_Source material_:
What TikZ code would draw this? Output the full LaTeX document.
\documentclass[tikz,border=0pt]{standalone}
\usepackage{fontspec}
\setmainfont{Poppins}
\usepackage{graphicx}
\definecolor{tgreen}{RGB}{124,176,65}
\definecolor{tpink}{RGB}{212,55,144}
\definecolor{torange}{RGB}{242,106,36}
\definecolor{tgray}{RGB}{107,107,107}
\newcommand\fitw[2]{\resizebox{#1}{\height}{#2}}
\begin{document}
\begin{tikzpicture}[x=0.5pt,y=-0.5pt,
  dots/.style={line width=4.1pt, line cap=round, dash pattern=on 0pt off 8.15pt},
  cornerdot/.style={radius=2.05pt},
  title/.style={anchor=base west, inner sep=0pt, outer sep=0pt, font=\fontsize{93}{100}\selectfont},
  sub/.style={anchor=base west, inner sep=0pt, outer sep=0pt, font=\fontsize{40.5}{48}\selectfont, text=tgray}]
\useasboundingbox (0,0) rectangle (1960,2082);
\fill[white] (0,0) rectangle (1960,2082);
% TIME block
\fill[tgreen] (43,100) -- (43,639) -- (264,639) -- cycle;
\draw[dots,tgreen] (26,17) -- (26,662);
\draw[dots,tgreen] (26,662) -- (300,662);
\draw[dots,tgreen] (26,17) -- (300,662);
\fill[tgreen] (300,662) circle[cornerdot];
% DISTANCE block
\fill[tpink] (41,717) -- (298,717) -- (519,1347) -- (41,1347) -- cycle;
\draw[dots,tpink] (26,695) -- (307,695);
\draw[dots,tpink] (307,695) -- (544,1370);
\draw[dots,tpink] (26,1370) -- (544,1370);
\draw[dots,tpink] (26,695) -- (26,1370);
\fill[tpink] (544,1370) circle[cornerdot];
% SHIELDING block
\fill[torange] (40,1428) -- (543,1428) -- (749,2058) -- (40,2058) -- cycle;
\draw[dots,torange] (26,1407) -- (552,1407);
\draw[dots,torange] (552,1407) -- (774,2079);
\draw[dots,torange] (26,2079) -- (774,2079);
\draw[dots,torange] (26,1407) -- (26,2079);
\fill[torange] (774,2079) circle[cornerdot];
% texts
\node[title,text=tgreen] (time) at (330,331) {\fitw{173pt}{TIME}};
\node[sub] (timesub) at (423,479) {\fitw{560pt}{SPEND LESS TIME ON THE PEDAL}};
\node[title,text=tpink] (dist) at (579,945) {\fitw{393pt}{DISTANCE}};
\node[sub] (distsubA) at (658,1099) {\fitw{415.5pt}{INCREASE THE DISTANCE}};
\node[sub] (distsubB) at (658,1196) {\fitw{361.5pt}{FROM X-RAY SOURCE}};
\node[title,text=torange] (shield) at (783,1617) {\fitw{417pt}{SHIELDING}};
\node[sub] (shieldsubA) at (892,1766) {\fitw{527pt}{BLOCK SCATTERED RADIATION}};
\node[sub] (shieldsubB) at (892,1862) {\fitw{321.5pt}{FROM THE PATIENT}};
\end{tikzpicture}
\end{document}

_Exercise goal_:
Using the listing above, retype each line exactly.

_Correct answer_:
What TikZ code would draw this? Output the full LaTeX document.
\documentclass[tikz,border=0pt]{standalone}
\usepackage{fontspec}
\setmainfont{Poppins}
\usepackage{graphicx}
\definecolor{tgreen}{RGB}{124,176,65}
\definecolor{tpink}{RGB}{212,55,144}
\definecolor{torange}{RGB}{242,106,36}
\definecolor{tgray}{RGB}{107,107,107}
\newcommand\fitw[2]{\resizebox{#1}{\height}{#2}}
\begin{document}
\begin{tikzpicture}[x=0.5pt,y=-0.5pt,
  dots/.style={line width=4.1pt, line cap=round, dash pattern=on 0pt off 8.15pt},
  cornerdot/.style={radius=2.05pt},
  title/.style={anchor=base west, inner sep=0pt, outer sep=0pt, font=\fontsize{93}{100}\selectfont},
  sub/.style={anchor=base west, inner sep=0pt, outer sep=0pt, font=\fontsize{40.5}{48}\selectfont, text=tgray}]
\useasboundingbox (0,0) rectangle (1960,2082);
\fill[white] (0,0) rectangle (1960,2082);
% TIME block
\fill[tgreen] (43,100) -- (43,639) -- (264,639) -- cycle;
\draw[dots,tgreen] (26,17) -- (26,662);
\draw[dots,tgreen] (26,662) -- (300,662);
\draw[dots,tgreen] (26,17) -- (300,662);
\fill[tgreen] (300,662) circle[cornerdot];
% DISTANCE block
\fill[tpink] (41,717) -- (298,717) -- (519,1347) -- (41,1347) -- cycle;
\draw[dots,tpink] (26,695) -- (307,695);
\draw[dots,tpink] (307,695) -- (544,1370);
\draw[dots,tpink] (26,1370) -- (544,1370);
\draw[dots,tpink] (26,695) -- (26,1370);
\fill[tpink] (544,1370) circle[cornerdot];
% SHIELDING block
\fill[torange] (40,1428) -- (543,1428) -- (749,2058) -- (40,2058) -- cycle;
\draw[dots,torange] (26,1407) -- (552,1407);
\draw[dots,torange] (552,1407) -- (774,2079);
\draw[dots,torange] (26,2079) -- (774,2079);
\draw[dots,torange] (26,1407) -- (26,2079);
\fill[torange] (774,2079) circle[cornerdot];
% texts
\node[title,text=tgreen] (time) at (330,331) {\fitw{173pt}{TIME}};
\node[sub] (timesub) at (423,479) {\fitw{560pt}{SPEND LESS TIME ON THE PEDAL}};
\node[title,text=tpink] (dist) at (579,945) {\fitw{393pt}{DISTANCE}};
\node[sub] (distsubA) at (658,1099) {\fitw{415.5pt}{INCREASE THE DISTANCE}};
\node[sub] (distsubB) at (658,1196) {\fitw{361.5pt}{FROM X-RAY SOURCE}};
\node[title,text=torange] (shield) at (783,1617) {\fitw{417pt}{SHIELDING}};
\node[sub] (shieldsubA) at (892,1766) {\fitw{527pt}{BLOCK SCATTERED RADIATION}};
\node[sub] (shieldsubB) at (892,1862) {\fitw{321.5pt}{FROM THE PATIENT}};
\end{tikzpicture}
\end{document}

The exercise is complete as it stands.